▸ **DATA EXTRACT**:
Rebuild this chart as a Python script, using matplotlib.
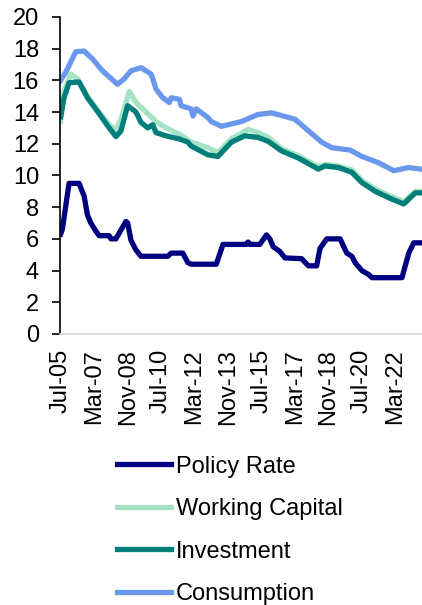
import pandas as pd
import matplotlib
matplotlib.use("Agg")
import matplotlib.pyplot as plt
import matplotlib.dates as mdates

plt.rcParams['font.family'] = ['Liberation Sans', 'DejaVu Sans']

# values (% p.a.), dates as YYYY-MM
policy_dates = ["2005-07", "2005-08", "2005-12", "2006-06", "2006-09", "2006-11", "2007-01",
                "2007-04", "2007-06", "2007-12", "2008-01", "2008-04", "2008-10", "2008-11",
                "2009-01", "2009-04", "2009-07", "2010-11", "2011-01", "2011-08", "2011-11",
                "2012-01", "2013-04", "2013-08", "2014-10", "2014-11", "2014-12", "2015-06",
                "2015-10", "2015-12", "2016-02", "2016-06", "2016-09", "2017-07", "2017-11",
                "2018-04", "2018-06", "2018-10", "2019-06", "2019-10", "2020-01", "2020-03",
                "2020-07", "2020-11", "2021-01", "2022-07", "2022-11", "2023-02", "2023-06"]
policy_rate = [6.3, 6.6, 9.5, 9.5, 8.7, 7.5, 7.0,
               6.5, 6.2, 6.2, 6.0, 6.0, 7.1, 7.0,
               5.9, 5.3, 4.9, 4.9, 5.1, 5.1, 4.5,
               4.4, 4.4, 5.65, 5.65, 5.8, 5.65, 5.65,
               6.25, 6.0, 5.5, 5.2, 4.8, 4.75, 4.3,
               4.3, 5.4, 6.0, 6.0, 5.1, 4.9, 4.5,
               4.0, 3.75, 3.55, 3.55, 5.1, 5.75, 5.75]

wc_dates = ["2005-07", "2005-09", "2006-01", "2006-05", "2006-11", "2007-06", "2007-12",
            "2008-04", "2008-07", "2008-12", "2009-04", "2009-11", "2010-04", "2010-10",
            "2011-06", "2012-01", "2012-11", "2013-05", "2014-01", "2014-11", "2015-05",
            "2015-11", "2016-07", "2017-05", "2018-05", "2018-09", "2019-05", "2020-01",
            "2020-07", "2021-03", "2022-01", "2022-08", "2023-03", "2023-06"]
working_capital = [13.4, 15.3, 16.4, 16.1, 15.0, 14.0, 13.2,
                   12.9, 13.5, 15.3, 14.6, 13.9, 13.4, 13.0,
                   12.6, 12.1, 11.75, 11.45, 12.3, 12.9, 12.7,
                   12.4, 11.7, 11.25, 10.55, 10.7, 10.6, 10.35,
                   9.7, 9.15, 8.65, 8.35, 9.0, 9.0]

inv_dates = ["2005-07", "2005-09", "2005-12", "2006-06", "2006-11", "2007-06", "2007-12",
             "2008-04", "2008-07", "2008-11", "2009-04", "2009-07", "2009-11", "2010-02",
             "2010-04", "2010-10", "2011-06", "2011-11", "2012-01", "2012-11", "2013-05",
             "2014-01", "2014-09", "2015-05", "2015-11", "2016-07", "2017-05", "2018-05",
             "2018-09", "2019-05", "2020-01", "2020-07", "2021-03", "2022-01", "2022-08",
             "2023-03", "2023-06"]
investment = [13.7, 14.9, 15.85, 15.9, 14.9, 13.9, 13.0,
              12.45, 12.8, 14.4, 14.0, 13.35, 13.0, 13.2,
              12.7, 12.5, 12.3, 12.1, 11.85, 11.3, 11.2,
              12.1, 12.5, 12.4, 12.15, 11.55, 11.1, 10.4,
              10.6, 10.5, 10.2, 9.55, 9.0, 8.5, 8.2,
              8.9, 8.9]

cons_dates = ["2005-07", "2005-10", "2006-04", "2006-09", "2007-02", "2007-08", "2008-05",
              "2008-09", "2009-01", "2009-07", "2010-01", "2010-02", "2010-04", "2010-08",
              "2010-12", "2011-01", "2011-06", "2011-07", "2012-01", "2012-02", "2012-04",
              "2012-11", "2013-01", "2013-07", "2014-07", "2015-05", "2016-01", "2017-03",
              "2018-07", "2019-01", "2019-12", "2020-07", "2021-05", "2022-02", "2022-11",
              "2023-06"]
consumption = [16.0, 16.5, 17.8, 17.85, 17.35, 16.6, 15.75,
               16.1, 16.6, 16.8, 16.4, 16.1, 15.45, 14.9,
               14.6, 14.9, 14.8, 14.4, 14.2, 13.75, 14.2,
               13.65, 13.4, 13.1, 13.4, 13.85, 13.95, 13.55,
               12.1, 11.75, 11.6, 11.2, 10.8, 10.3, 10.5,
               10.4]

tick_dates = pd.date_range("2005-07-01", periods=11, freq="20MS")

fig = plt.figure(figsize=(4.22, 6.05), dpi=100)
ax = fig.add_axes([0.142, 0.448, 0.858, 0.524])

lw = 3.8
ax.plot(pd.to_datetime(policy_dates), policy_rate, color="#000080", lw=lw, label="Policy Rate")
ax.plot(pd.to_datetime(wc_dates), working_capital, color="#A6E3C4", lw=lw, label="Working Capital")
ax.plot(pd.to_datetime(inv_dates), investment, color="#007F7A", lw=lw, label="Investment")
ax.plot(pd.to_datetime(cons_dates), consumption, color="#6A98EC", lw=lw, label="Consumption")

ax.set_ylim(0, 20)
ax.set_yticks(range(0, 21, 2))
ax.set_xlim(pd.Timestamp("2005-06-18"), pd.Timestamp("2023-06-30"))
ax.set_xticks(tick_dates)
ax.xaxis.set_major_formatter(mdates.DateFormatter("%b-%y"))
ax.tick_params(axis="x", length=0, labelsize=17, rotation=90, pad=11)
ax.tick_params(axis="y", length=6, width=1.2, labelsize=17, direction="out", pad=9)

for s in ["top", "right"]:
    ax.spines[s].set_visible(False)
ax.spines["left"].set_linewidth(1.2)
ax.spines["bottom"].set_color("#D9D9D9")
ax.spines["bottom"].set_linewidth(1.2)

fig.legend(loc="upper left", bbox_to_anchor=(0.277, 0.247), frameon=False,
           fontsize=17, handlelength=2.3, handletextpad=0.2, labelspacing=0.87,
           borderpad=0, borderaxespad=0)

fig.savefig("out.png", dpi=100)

▸ **GIVEN TASK**: Leaving the pictures aside, transcribe the entire listing exactly.

▸ **RESPONSE TO THIS EXERCISE**:
Rebuild this chart as a Python script, using matplotlib.
import pandas as pd
import matplotlib
matplotlib.use("Agg")
import matplotlib.pyplot as plt
import matplotlib.dates as mdates

plt.rcParams['font.family'] = ['Liberation Sans', 'DejaVu Sans']

# values (% p.a.), dates as YYYY-MM
policy_dates = ["2005-07", "2005-08", "2005-12", "2006-06", "2006-09", "2006-11", "2007-01",
                "2007-04", "2007-06", "2007-12", "2008-01", "2008-04", "2008-10", "2008-11",
                "2009-01", "2009-04", "2009-07", "2010-11", "2011-01", "2011-08", "2011-11",
                "2012-01", "2013-04", "2013-08", "2014-10", "2014-11", "2014-12", "2015-06",
                "2015-10", "2015-12", "2016-02", "2016-06", "2016-09", "2017-07", "2017-11",
                "2018-04", "2018-06", "2018-10", "2019-06", "2019-10", "2020-01", "2020-03",
                "2020-07", "2020-11", "2021-01", "2022-07", "2022-11", "2023-02", "2023-06"]
policy_rate = [6.3, 6.6, 9.5, 9.5, 8.7, 7.5, 7.0,
               6.5, 6.2, 6.2, 6.0, 6.0, 7.1, 7.0,
               5.9, 5.3, 4.9, 4.9, 5.1, 5.1, 4.5,
               4.4, 4.4, 5.65, 5.65, 5.8, 5.65, 5.65,
               6.25, 6.0, 5.5, 5.2, 4.8, 4.75, 4.3,
               4.3, 5.4, 6.0, 6.0, 5.1, 4.9, 4.5,
               4.0, 3.75, 3.55, 3.55, 5.1, 5.75, 5.75]

wc_dates = ["2005-07", "2005-09", "2006-01", "2006-05", "2006-11", "2007-06", "2007-12",
            "2008-04", "2008-07", "2008-12", "2009-04", "2009-11", "2010-04", "2010-10",
            "2011-06", "2012-01", "2012-11", "2013-05", "2014-01", "2014-11", "2015-05",
            "2015-11", "2016-07", "2017-05", "2018-05", "2018-09", "2019-05", "2020-01",
            "2020-07", "2021-03", "2022-01", "2022-08", "2023-03", "2023-06"]
working_capital = [13.4, 15.3, 16.4, 16.1, 15.0, 14.0, 13.2,
                   12.9, 13.5, 15.3, 14.6, 13.9, 13.4, 13.0,
                   12.6, 12.1, 11.75, 11.45, 12.3, 12.9, 12.7,
                   12.4, 11.7, 11.25, 10.55, 10.7, 10.6, 10.35,
                   9.7, 9.15, 8.65, 8.35, 9.0, 9.0]

inv_dates = ["2005-07", "2005-09", "2005-12", "2006-06", "2006-11", "2007-06", "2007-12",
             "2008-04", "2008-07", "2008-11", "2009-04", "2009-07", "2009-11", "2010-02",
             "2010-04", "2010-10", "2011-06", "2011-11", "2012-01", "2012-11", "2013-05",
             "2014-01", "2014-09", "2015-05", "2015-11", "2016-07", "2017-05", "2018-05",
             "2018-09", "2019-05", "2020-01", "2020-07", "2021-03", "2022-01", "2022-08",
             "2023-03", "2023-06"]
investment = [13.7, 14.9, 15.85, 15.9, 14.9, 13.9, 13.0,
              12.45, 12.8, 14.4, 14.0, 13.35, 13.0, 13.2,
              12.7, 12.5, 12.3, 12.1, 11.85, 11.3, 11.2,
              12.1, 12.5, 12.4, 12.15, 11.55, 11.1, 10.4,
              10.6, 10.5, 10.2, 9.55, 9.0, 8.5, 8.2,
              8.9, 8.9]

cons_dates = ["2005-07", "2005-10", "2006-04", "2006-09", "2007-02", "2007-08", "2008-05",
              "2008-09", "2009-01", "2009-07", "2010-01", "2010-02", "2010-04", "2010-08",
              "2010-12", "2011-01", "2011-06", "2011-07", "2012-01", "2012-02", "2012-04",
              "2012-11", "2013-01", "2013-07", "2014-07", "2015-05", "2016-01", "2017-03",
              "2018-07", "2019-01", "2019-12", "2020-07", "2021-05", "2022-02", "2022-11",
              "2023-06"]
consumption = [16.0, 16.5, 17.8, 17.85, 17.35, 16.6, 15.75,
               16.1, 16.6, 16.8, 16.4, 16.1, 15.45, 14.9,
               14.6, 14.9, 14.8, 14.4, 14.2, 13.75, 14.2,
               13.65, 13.4, 13.1, 13.4, 13.85, 13.95, 13.55,
               12.1, 11.75, 11.6, 11.2, 10.8, 10.3, 10.5,
               10.4]

tick_dates = pd.date_range("2005-07-01", periods=11, freq="20MS")

fig = plt.figure(figsize=(4.22, 6.05), dpi=100)
ax = fig.add_axes([0.142, 0.448, 0.858, 0.524])

lw = 3.8
ax.plot(pd.to_datetime(policy_dates), policy_rate, color="#000080", lw=lw, label="Policy Rate")
ax.plot(pd.to_datetime(wc_dates), working_capital, color="#A6E3C4", lw=lw, label="Working Capital")
ax.plot(pd.to_datetime(inv_dates), investment, color="#007F7A", lw=lw, label="Investment")
ax.plot(pd.to_datetime(cons_dates), consumption, color="#6A98EC", lw=lw, label="Consumption")

ax.set_ylim(0, 20)
ax.set_yticks(range(0, 21, 2))
ax.set_xlim(pd.Timestamp("2005-06-18"), pd.Timestamp("2023-06-30"))
ax.set_xticks(tick_dates)
ax.xaxis.set_major_formatter(mdates.DateFormatter("%b-%y"))
ax.tick_params(axis="x", length=0, labelsize=17, rotation=90, pad=11)
ax.tick_params(axis="y", length=6, width=1.2, labelsize=17, direction="out", pad=9)

for s in ["top", "right"]:
    ax.spines[s].set_visible(False)
ax.spines["left"].set_linewidth(1.2)
ax.spines["bottom"].set_color("#D9D9D9")
ax.spines["bottom"].set_linewidth(1.2)

fig.legend(loc="upper left", bbox_to_anchor=(0.277, 0.247), frameon=False,
           fontsize=17, handlelength=2.3, handletextpad=0.2, labelspacing=0.87,
           borderpad=0, borderaxespad=0)

fig.savefig("out.png", dpi=100)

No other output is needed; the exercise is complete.